What a difference a year makes... or at least 8 months. Season 5 of The Walking Dead didn’t satisfy everyone so last summer, when its West Coast spin-off, Fear The Walking Dead, unloaded its opening six-shot salvo, many greeted it with open arms as it took a fresh look at the early zombie days. The season impressed, prompting a 15-episode continuation but have they rushed it back too soon?
The recent “season 6B” offering of the main show has seen it find some of its greatest ever form even if its closing moments frustrated so many (I stand among the minority that liked the cliff-hanger). So as Fear the Walking Dead returns to our screen, a mere 7 days after Jeffrey Dean Morgan smashed it out of the park, will the show still feel like a refreshing alternative or more of a second rate encore? In fact, it’s a bit of both. Fear the Walking Dead still impresses with its different direction but sadly feels quite tame compared to the last 8 weeks.
Monster – After Strand’s beachside house catches fire, the group are forced to set out on his boat to safety. They soon find they aren’t the only ones with the same idea placing all new challenges upon their survival.
Like any returning season, re-establishing itself is the first order of business and the episode does this very well throughout the opening act. Firstly, the “beginning of ten end” timeframe is transmitted via the spectacular visuals of the fire engulfed coastal inland. The screeching military jets overhead and talks of bombs effortless explain to newcomers that society has reached the point of rash desperate measures to try (in vain) and push back the zombie outbreak rather than being a full post-apocalyptic setting. Similarly, Travis and Madison’s beach fight reminds us of their still developing survivor status. They may take down a few walkers with hand weapons but it comes with some degree of difficulty. Instead of the reflex-like single-knife blow through the eye or temple, we’re so used to seeing from Daryl and the gang, Travis and Madison still approach walkers like they are fighting humans and as such strike several inefficient and ineffective blows against their dead opponents before finally taking out the brains. It’s highly effective storytelling to immediately put us back within the show’s mindset while still delivering decent action. This is extended further when the group passes the stranded boat as it allows each principle character to express their moral alignment over whether or not they wish to help them or understand that they can’t. The cold and calculating likes of Strand won’t even consider pulling over for risk of losing the boat or being swamped by too many people whereas the more benevolent likes of Alicia and Madison want to help with Travis caught in between as a reluctant realist. The aftermath of the Season 1 finale proves less rewarding as the group deal with losing Liza. Although there is some joy from seeing Chris work though his stepfather-hating angst, the funeral falls flatter than a frozen lake, hitting none of the emotions it aims for.

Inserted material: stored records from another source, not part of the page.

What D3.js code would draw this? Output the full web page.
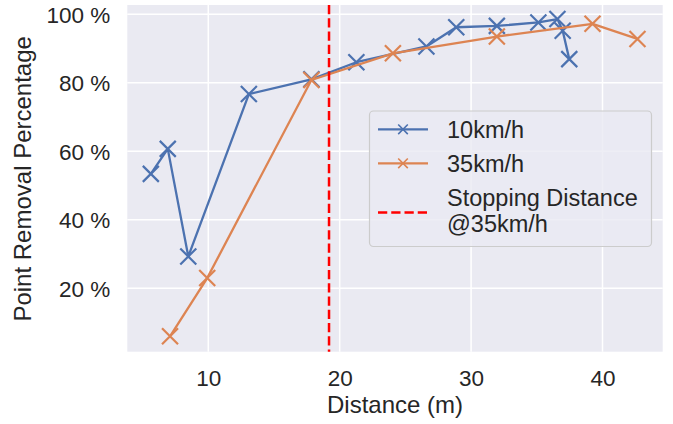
<!DOCTYPE html>
<html><head><meta charset="utf-8">
<script src="https://cdn.jsdelivr.net/npm/d3@7"></script>
<style>html,body{margin:0;padding:0;background:#fff;}svg{display:block;font-family:"Liberation Sans",Arial,sans-serif;}</style>
</head><body>
<svg id="chart" width="673" height="424"></svg>
<script>
const blueX = [5.63, 6.92, 8.48, 13.09, 17.85, 21.27, 26.6, 28.87, 31.96, 35.12, 36.57, 36.97, 37.47];
const blueY = [53.4, 60.7, 29.3, 76.7, 81.0, 86.0, 90.6, 96.2, 96.6, 97.6, 98.6, 95.2, 86.9];
const orangeX = [7.09, 9.92, 17.85, 24.05, 31.96, 39.24, 42.66];
const orangeY = [6.0, 23.0, 80.8, 88.6, 93.5, 97.2, 92.8];
const stopDistance = 19.19;
const xTicks = [10, 20, 30, 40];
const yTicks = [20, 40, 60, 80, 100];
const seriesNames = ["10km/h", "35km/h"];
const stopLabel = ["Stopping Distance", "@35km/h"];

const svg = d3.select("#chart");
const L = 127.3, R = 662.7, T = 5, B = 351.7;
const x = d3.scaleLinear().domain([3.84, 44.58]).range([L, R]);
const y = d3.scaleLinear().domain([1.5, 102.7]).range([B, T]);
const textCol = "#262626";
const colors = ["#4c72b0", "#dd8452"];

svg.append("rect").attr("x", L).attr("y", T).attr("width", R - L).attr("height", B - T).attr("fill", "#eaeaf2");

// grid
svg.append("g").selectAll("line").data(xTicks).join("line")
  .attr("x1", d => x(d)).attr("x2", d => x(d)).attr("y1", T).attr("y2", B)
  .attr("stroke", "#fff").attr("stroke-width", 1.5);
svg.append("g").selectAll("line").data(yTicks).join("line")
  .attr("y1", d => y(d)).attr("y2", d => y(d)).attr("x1", L).attr("x2", R)
  .attr("stroke", "#fff").attr("stroke-width", 1.5);

// axes via d3 axis
const xAxis = svg.append("g").attr("transform", `translate(0,${B})`)
  .call(d3.axisBottom(x).tickValues(xTicks).tickSize(0).tickPadding(0));
xAxis.select(".domain").remove();
xAxis.selectAll("text").attr("dy", null).attr("y", 34).attr("font-size", 22.5).attr("fill", textCol)
  .attr("font-family", "Liberation Sans, Arial, sans-serif");

const yAxis = svg.append("g").attr("transform", `translate(${L},0)`)
  .call(d3.axisLeft(y).tickValues(yTicks).tickFormat(d => d + " %").tickSize(0).tickPadding(0));
yAxis.select(".domain").remove();
yAxis.selectAll("text").attr("x", -17).attr("dy", "0.35em").attr("font-size", 22.5).attr("fill", textCol)
  .attr("font-family", "Liberation Sans, Arial, sans-serif");

svg.append("text").attr("x", (L + R) / 2).attr("y", 413).attr("text-anchor", "middle")
  .attr("font-size", 24).attr("fill", textCol).text("Distance (m)");
svg.append("text").attr("transform", `translate(30.5,${(T + B) / 2 + 0.5}) rotate(-90)`).attr("text-anchor", "middle")
  .attr("font-size", 24).attr("fill", textCol).text("Point Removal Percentage");

// series
function xMarker(g, cx, cy, s, col, w) {
  g.append("path").attr("d", `M${cx - s},${cy - s}L${cx + s},${cy + s}M${cx - s},${cy + s}L${cx + s},${cy - s}`)
    .attr("stroke", col).attr("stroke-width", w).attr("fill", "none");
}
const series = [
  {xs: blueX, ys: blueY, color: colors[0]},
  {xs: orangeX, ys: orangeY, color: colors[1]}
];
const line = d3.line().x(d => x(d[0])).y(d => y(d[1]));
series.forEach(s => {
  const pts = s.xs.map((v, i) => [v, s.ys[i]]);
  const g = svg.append("g");
  g.append("path").datum(pts).attr("d", line).attr("fill", "none").attr("stroke", s.color)
    .attr("stroke-width", 2.3).attr("stroke-linejoin", "round");
  pts.forEach(p => xMarker(g, x(p[0]), y(p[1]), 8, s.color, 2.2));
});

// stopping distance
svg.append("line").attr("x1", x(stopDistance)).attr("x2", x(stopDistance)).attr("y1", T).attr("y2", B)
  .attr("stroke", "#ff0000").attr("stroke-width", 2.5).attr("stroke-dasharray", "9.25,4");

// legend
const lg = svg.append("g");
lg.append("rect").attr("x", 369.5).attr("y", 111).attr("width", 282).attr("height", 135.5).attr("rx", 4)
  .attr("fill", "#eaeaf2").attr("fill-opacity", 0.8).attr("stroke", "#cccccc").attr("stroke-width", 1.2);
const rows = [129.3, 163.3];
seriesNames.forEach((n, i) => {
  lg.append("line").attr("x1", 378).attr("x2", 428).attr("y1", rows[i]).attr("y2", rows[i])
    .attr("stroke", colors[i]).attr("stroke-width", 2.3);
  xMarker(lg, 403, rows[i], 4.8, colors[i], 1.6);
  lg.append("text").attr("x", 447).attr("y", rows[i] + 8.4).attr("font-size", 23.5).attr("fill", textCol).text(n);
});
lg.append("line").attr("x1", 378).attr("x2", 428).attr("y1", 212.5).attr("y2", 212.5)
  .attr("stroke", "#ff0000").attr("stroke-width", 2.5).attr("stroke-dasharray", "9.25,4");
stopLabel.forEach((t, i) => {
  lg.append("text").attr("x", 447).attr("y", 206 + i * 25.7).attr("font-size", 23.5).attr("fill", textCol).text(t);
});
</script>
</body></html>
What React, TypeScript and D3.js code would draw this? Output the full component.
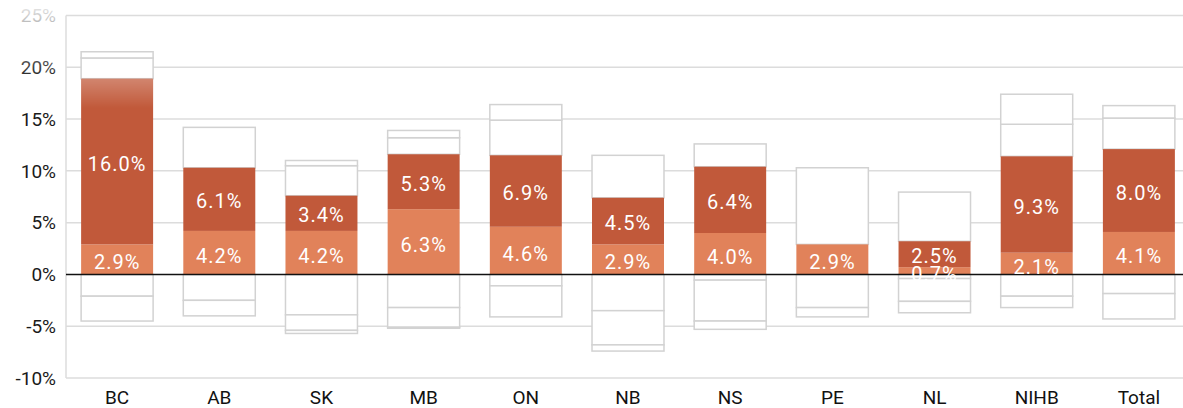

The new setting of “The Floating Dead” delivers on the show’s ideal of giving us something different but at the same time draws a nice parallel to the recent Walking Dead season for a continuing theme. Here, boats in the ocean become micro-communities with value to them with just their larger landlocked cousins of Alexandria and Hilltop. So just as The Saviours would look to covet such to territories, so too does the episode instill the idea being attacked for your stuff/supplies. While this does pan out into more tease than reward, it does successfully setup the idea of a piracy-like threat for the group to deal with. Alicia’s radio reach outs play well to the isolation as just being able to talk with someone helps her shake off the cabin fever and believe that civilization is still out there. Alicia’s scenes are also nicely worked back into the main story with purpose and consequence. The boat itself, The Abigail, is a good set location with its open decks and well-lit communal area contrasting to the bellow deck cabins. Then of course, we have the element of walkers on water for a fun twist on the typical zombie encounters. Just as some dead bodies will float, so to can the biting and grabbing extras of the show, helping to keep them as a threat and show them the problem that the group can’t just run (or row) away from). However, notable scenes in the middle section of the episode are sadly far less rewarding with even moments of dullness as things become overly sedate and the simpler character interactions don’t entertain as much as they should. There are times when the episode just feels like half a dozen or so people are sitting on a boat.
Strand continues to be the most interesting character as he establishes a clear chain of command with himself at the top. We’re still lead to believe he has a mysterious/hidden past that will probably come to light before the end of the season. The most curious point is Salazar’s observation about their wealthy host being a little too prepared for everything that has befallen the world. It paints him as a smoother version of John Goodman’s character from 10 Cloverfield Lane. Did Strand know the zombie outbreak was coming.... or was he even involved with it? He could be the show’s back door to revealing just how things all began. Admittedly, that feels more of a long shot with a secret personal drama being more likely but the potential is there if the show wishes to go big.
So Fear the Walking Dead returns to our screens with intrigue, possibilities but not quite enough single-episode rewards to make it feel like a triumphant return. There doesn’t feel any danger of the season sinking; it just needs to hit some more stormy seas rather than merely kicking back on a flat calm.